Since 2006, insult is no longer a crime in Romania.

====San Marino====
Insult (ingiuria) in front of multiple people is punishable by a fine of 10 to 40 daily units.

====Serbia====
Insult (uvreda) is punishable by a fine from 20 to 100 daily units or from 40,000 RSD (ca. $367) to 200,000 RSD (ca. $1,835). If the insult is committed through the press, radio, television, other media or at a public gathering, the penalty is a fine from 80 to 240 daily units or from 150,000 RSD (ca. $1,376) to 450,000 RSD (ca. $4,130).

====Slovenia====
Insult (razžalitev) that, not contemptuously intended, does not pertain to a scientific, literary or artistic work, serious criticism, official duty, social or political activity, defense of a right or protection of justified benefits is punishable by prison up to three months or by fine. If the insult is committed through press, radio, television, on a website or through other media, the penalty is prison up to six months or a fine.

====Spain====
Insult (injuria) of grave nature, with these effects or circumstances according to public conception is punishable by a fine of 3 to 7 monthly units. If such insult is committed in public, the penalty is a fine from 6 to 14 monthly units.

====Sweden====
Insult (förolämpning) is punishable by fine. If the insult is gross, the penalty is prison up to six months or a fine.

====Switzerland====
Insult (German: Beschimpfung, French: injure, Italian: ingiuria, Romansh: ingiuria) is punishable by a fine up to 90 daily units.

===North America and the Caribbean===

====Costa Rica====
Insult (injuria) is punishable by a fine from 10 to 50 daily units. If the insult is committed in public, the penalty is a fine from 15 to 75 daily units.

====Cuba====
Insult (injuria) is punishable by prison up to one year or by a fine from 100 to 300 units.

====Dominican Republic====
Public insult (injuria) is punishable by prison up to six months and by fine.

====El Salvador====
Insult (injuria) is punishable by a fine from 50 to 100 daily units.
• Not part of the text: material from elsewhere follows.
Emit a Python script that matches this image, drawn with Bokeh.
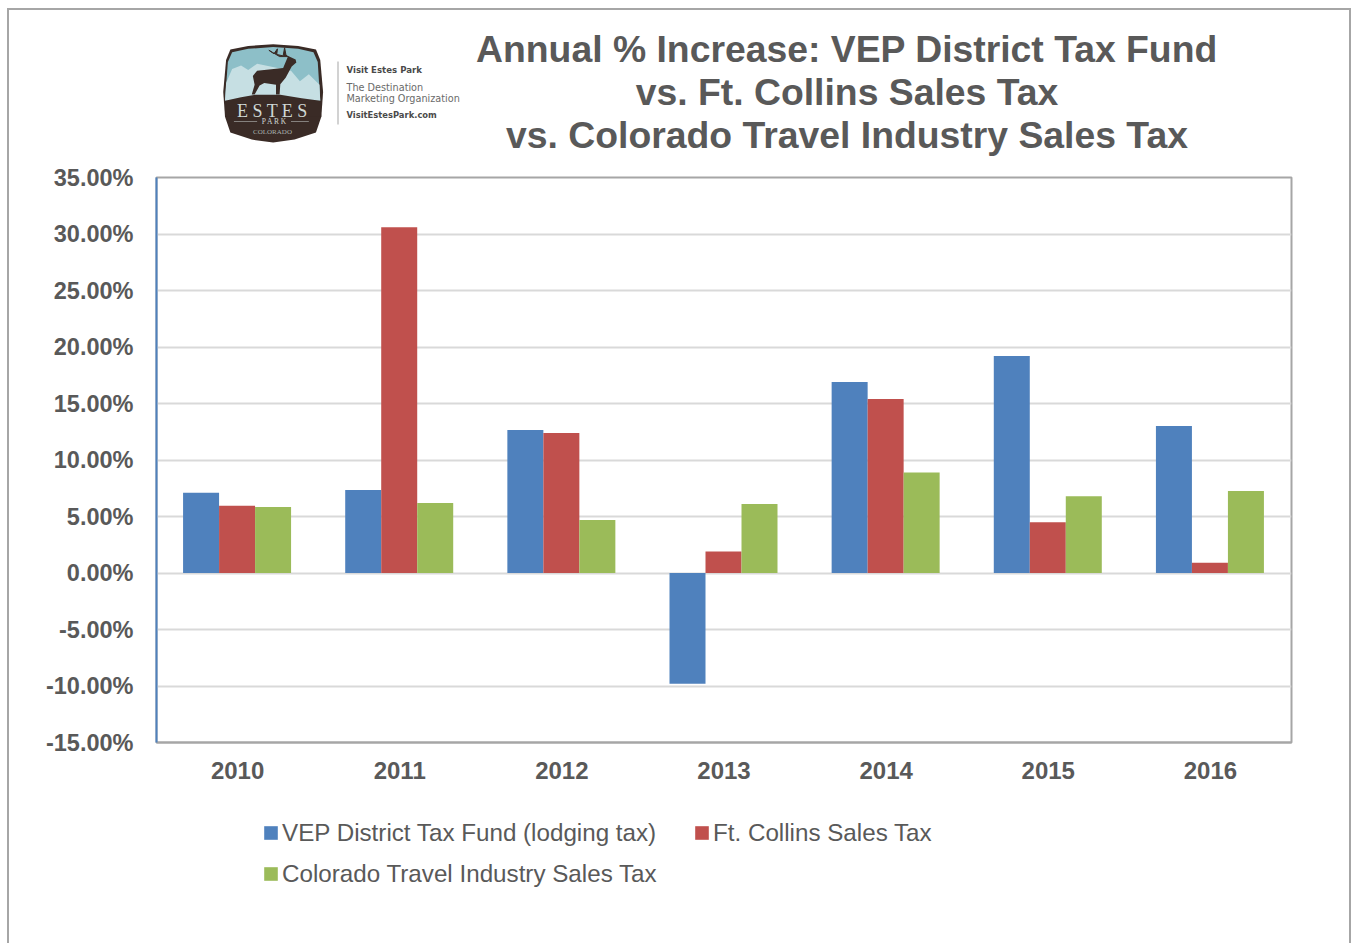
from bokeh.embed import file_html
from bokeh.resources import INLINE
from bokeh.plotting import figure
from bokeh.layouts import column
from bokeh.core.properties import value
from bokeh.models import (ColumnDataSource, FactorRange, Range1d, FixedTicker, PrintfTickFormatter,
                          Legend, LegendItem)
from bokeh.transform import dodge

years = ["2010", "2011", "2012", "2013", "2014", "2015", "2016"]
vep = [7.1, 7.35, 12.65, -9.8, 16.9, 19.2, 13.0]
collins = [5.95, 30.6, 12.4, 1.9, 15.4, 4.5, 0.9]
colorado = [5.85, 6.2, 4.7, 6.1, 8.9, 6.8, 7.25]
y_ticks = [-15, -10, -5, 0, 5, 10, 15, 20, 25, 30, 35]
series_names = ["VEP District Tax Fund (lodging tax)", "Ft. Collins Sales Tax", "Colorado Travel Industry Sales Tax"]
series_colors = ["#4f81bd", "#c0504d", "#9bbb59"]
title_lines = ["Annual % Increase: VEP District Tax Fund", "vs. Ft. Collins Sales Tax",
               "vs. Colorado Travel Industry Sales Tax"]

W, H = 1351, 943
HEAD = 160
MAIN = 630
LEG = H - HEAD - MAIN
LEFT, RIGHT = 156, 1291
TEXT = "#595959"
FONT = "Liberation Sans"

# ---------- header: pixel-space figure with title and logo
h = figure(width=W, height=HEAD, output_backend="svg", toolbar_location=None,
           x_range=Range1d(LEFT, RIGHT), y_range=Range1d(HEAD, 0),
           min_border_left=LEFT, min_border_right=W - RIGHT, min_border_top=0, min_border_bottom=0,
           outline_line_color=None, background_fill_color=None, border_fill_color=None)
h.axis.visible = False
h.grid.visible = False


def poly(pts, fill, line=None, width=1):
    h.patch([a for a, _ in pts], [b for _, b in pts], fill_color=fill, line_color=line, line_width=width)


def text(x, y, s, size, color=TEXT, style="normal", font=FONT, align="center"):
    h.text(x=[x], y=[y], text=[s], text_font=value(font), text_font_size=value(size),
           text_font_style=style, text_color=color, text_align=align, text_baseline="middle")


def z(pts):
    return [(200 + (218 + (a - 220) * 1.07) / 3, 29.5 + (190 + (b - 194) * 1.06) / 3) for a, b in pts]


for line, yy in zip(title_lines, [48, 91, 134]):
    text(846.5, yy, line, "37.35px", style="bold")

BROWN = "#3a2b26"
LIGHT = "#cfd8d5"
poly(z([(100, 70), (150, 60), (220, 55), (290, 60), (340, 70), (352, 100), (360, 190), (355, 260), (340, 305),
        (280, 325), (220, 333), (160, 325), (100, 305), (85, 260), (80, 190), (88, 100)]), BROWN)
poly(z([(105, 78), (150, 68), (220, 63), (290, 68), (333, 78), (345, 105), (352, 215), (85, 215), (93, 105)]),
     "#8dbfc8")
poly(z([(88, 165), (105, 125), (130, 115), (150, 128), (175, 110), (270, 130), (295, 160), (320, 140), (350, 170),
        (352, 215), (85, 215)]), "#c6dfe3")
poly(z([(85, 215), (130, 205), (170, 198), (240, 198), (300, 208), (352, 215), (355, 260), (85, 260)]), BROWN)
poly(z([(283, 98), (262, 88), (248, 122), (175, 130), (163, 145), (168, 170), (160, 197), (168, 197), (182, 172),
        (195, 165), (228, 170), (228, 197), (238, 197), (240, 168), (255, 150), (272, 118), (285, 107)]), BROWN)
poly(z([(262, 90), (238, 90), (218, 78), (208, 72), (222, 82), (232, 68), (230, 84), (248, 88), (252, 65), (256, 86)]),
     BROWN, BROWN, 1)
text(272, 110, "E S T E S", "18px", LIGHT, font="Liberation Serif")
text(274, 121, "P A R K", "7.5px", LIGHT, font="Liberation Serif")
poly(z([(110, 272), (175, 272), (175, 274), (110, 274)]), LIGHT)
poly(z([(270, 272), (320, 272), (320, 274), (270, 274)]), LIGHT)
text(272, 131, "COLORADO", "7px", "#a9b2ae", font="Liberation Serif")
poly([(337, 61), (338, 61), (338, 124), (337, 124)], "#a6a6a6")
text(346, 69.5, "Visit Estes Park", "8.6px", "#4a4a4a", style="bold", font="DejaVu Sans", align="left")
text(346, 86.5, "The Destination", "9.7px", "#6a6a6a", font="DejaVu Sans", align="left")
text(346, 97.5, "Marketing Organization", "9.7px", "#6a6a6a", font="DejaVu Sans", align="left")
text(346, 114.5, "VisitEstesPark.com", "8.4px", "#4a4a4a", style="bold", font="DejaVu Sans", align="left")

# ---------- main chart
p = figure(width=W, height=MAIN, output_backend="svg", toolbar_location=None,
           x_range=FactorRange(factors=years), y_range=Range1d(-15, 35),
           min_border_left=LEFT, min_border_right=W - RIGHT, min_border_top=17, min_border_bottom=48,
           background_fill_color=None, border_fill_color=None)
p.outline_line_color = "#a6a6a6"
p.outline_line_width = 2

src = ColumnDataSource(dict(year=years, vep=vep, collins=collins, colorado=colorado))
cat = 1135 / 7
bw = 36 / cat
nudge = -0.5 / cat
for col, off, c in zip(["vep", "collins", "colorado"], [-bw + nudge, nudge, bw + nudge], series_colors):
    p.vbar(x=dodge("year", off, range=p.x_range), top=col, bottom=0, width=bw, source=src,
           fill_color=c, line_color=None)

p.xgrid.visible = False
p.ygrid.grid_line_color = "#d9d9d9"
p.ygrid.grid_line_width = 2
p.ygrid.ticker = FixedTicker(ticks=y_ticks)

ya = p.yaxis[0]
ya.ticker = FixedTicker(ticks=y_ticks)
ya.formatter = PrintfTickFormatter(format="%.2f%%")
ya.axis_line_color = "#4f81bd"
ya.axis_line_width = 2
ya.major_tick_line_color = None
ya.minor_tick_line_color = None
ya.major_label_standoff = 17
ya.major_label_text_font = FONT
ya.major_label_text_font_size = "23.5px"
ya.major_label_text_font_style = "bold"
ya.major_label_text_color = TEXT

xa = p.xaxis[0]
xa.axis_line_color = "#a6a6a6"
xa.axis_line_width = 2
xa.major_tick_line_color = None
xa.minor_tick_line_color = None
xa.major_label_standoff = 13
xa.major_label_text_font = FONT
xa.major_label_text_font_size = "24px"
xa.major_label_text_font_style = "bold"
xa.major_label_text_color = TEXT
xa.major_label_orientation = "horizontal"

# ---------- legend strip
f = figure(width=W, height=LEG, output_backend="svg", toolbar_location=None,
           x_range=Range1d(LEFT, RIGHT), y_range=Range1d(LEG, 0),
           min_border_left=LEFT, min_border_right=W - RIGHT, min_border_top=0, min_border_bottom=0,
           outline_line_color=None, background_fill_color=None, border_fill_color=None)
f.axis.visible = False
f.grid.visible = False
swatches = [f.vbar(x=[-1000], top=[0], bottom=[0], width=1, fill_color=c, line_color=None) for c in series_colors]
order = [0, 2, 1]
legend = Legend(items=[LegendItem(label=series_names[i], renderers=[swatches[i]]) for i in order],
                ncols=2, location=(106, 55), border_line_color=None, background_fill_alpha=0,
                glyph_width=17, glyph_height=17, label_standoff=3, spacing=12, margin=0, padding=8,
                label_width=399, label_height=29,
                label_text_font=FONT, label_text_font_size="24.2px", label_text_color=TEXT)
f.add_layout(legend, "center")

page = column(h, p, f, spacing=0, width=W, height=H, stylesheets=[
    ":host::after{content:'';position:absolute;left:7px;top:8px;width:1344px;height:935px;"
    "border-left:2px solid #a6a6a6;border-right:2px solid #a6a6a6;border-top:2px solid #a6a6a6;"
    "box-sizing:border-box;pointer-events:none;}"])

open("out.html", "w").write(file_html(page, INLINE))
If the insult is committed in public, the penalty is a fine from 100 to 180 daily units.

====Guatemala====
Insult (injuria) is punishable by prison up to one year. If the insult is divulged publicly and, unlikely, can provoke loathing or discredit or, more likely, attacks the related legal goods in front of society, the penalty is prison up to five years. The qualified version of the deed is indistinctively called "defamation" (difamación) both for calumny and insult.

====Honduras====
Insult (injuria) of grave nature, with these effects or circumstances according to public conception is punishable by a fine from 100 to 200 daily units. If such insult is committed in public, the penalty is a fine from 200 to 500 daily units.

====Mexico====
In Yucatán, insult (injuria) is punishable by prison from three days up to two years or by a fine from 2 to 20 daily units. In Nuevo León, insult (injuria) is punishable by prison from three days up to one year or by a fine from 1 to 10 units or both.

====Panama====
Insult (injuria) is punishable by a fine from 60 to 120 daily units. If the insult is committed by a communication network, the penalty is prison from six months up to one year or a fine.

===South America===

====Argentina====
Insult (injuria) not referring to or protecting public goods is punishable by a fine of 1,500 ARS (ca. $23) to 20,000 ARS (ca. $309).

====Bolivia====
Insult (injuria) by means of mass diffusion is punishable by a fine from 100 to 250 daily units.

====Brazil====
Insult (injúria) is punishable by prison up to six months or by fine. If the insult is committed by assault or is demeaning its nature or means, the penalty is prison up to one year and a fine.

====Chile====
Insult (injuria) is punishable by prison up to two months or by fine. Written or public insults are punishable by prison up to 1.48 years and by a fine from 6 to 10 monthly units. Written or public insults of affronting nature, occasion or circumstances according to public conception and written or public insults grave due to the state, dignity and circumstances of the offended one and the offender are punishable by prison up to three years and by a fine from 11 to 20 monthly units.

====Colombia====
Insult (injuria) by assault is punishable by prison up to 2.25 years and a fine from 7.16 to 750 monthly calculation units. For insult by assault in front of someone else, the penalty is prison up to 4.5 years and a fine from 13.33 to 1,500 monthly calculation units. If the insult by assault is simultaneously divulged publicly or committed at a public gathering, the penalty is prison up to 6.75 years and a fine from 15.46 to 2,250 monthly calculation units. The non-assaultive basic crime is by what it appears a more general kind of defamation due to the attributive characteristic.

====Paraguay====
Insult (injuria) is punishable by a fine up to 90 daily units. If the insult is committed in front of someone else, the penalty is a fine up to 180 daily units.

====Peru====
Insult (injuria) is punishable by a fine from 60 up to 90 daily units or by public work from 10 to 40 days.

====Suriname====
Insult (belediging) not protecting public goods intentiously is punishable by prison up to three months, a fine up to 10,000 SRD (ca. $1,329) or both.

====Uruguay====
Insult (injuria) is punishable by a fine from 60 UR (ca. $1,700) to 400 UR (ca. $11,450). If the insult is committed in public or divulged publicly, the penalty is a fine from 70 UR (ca. $2,000) to 533.33 UR (ca. $15,250).

====Venezuela====
Insult (injuria) before multiple people is punishable by prison up to one year and a fine from 50 to 100 tributary units. If the insult is committed to the address of the offended one, in writing or in public, the penalty is prison up to 1.33 years and a fine from 66.66 to 133.33 tributary units. For insult both in addressing of the offended one and in public, the penalty is prison up to 1.5 years and a fine from 75 to 150 tributary units. For insult in a public document, publicly divulged writings or other public media, the penalty is prison up to two years and a fine from 200 to 500 tributary units.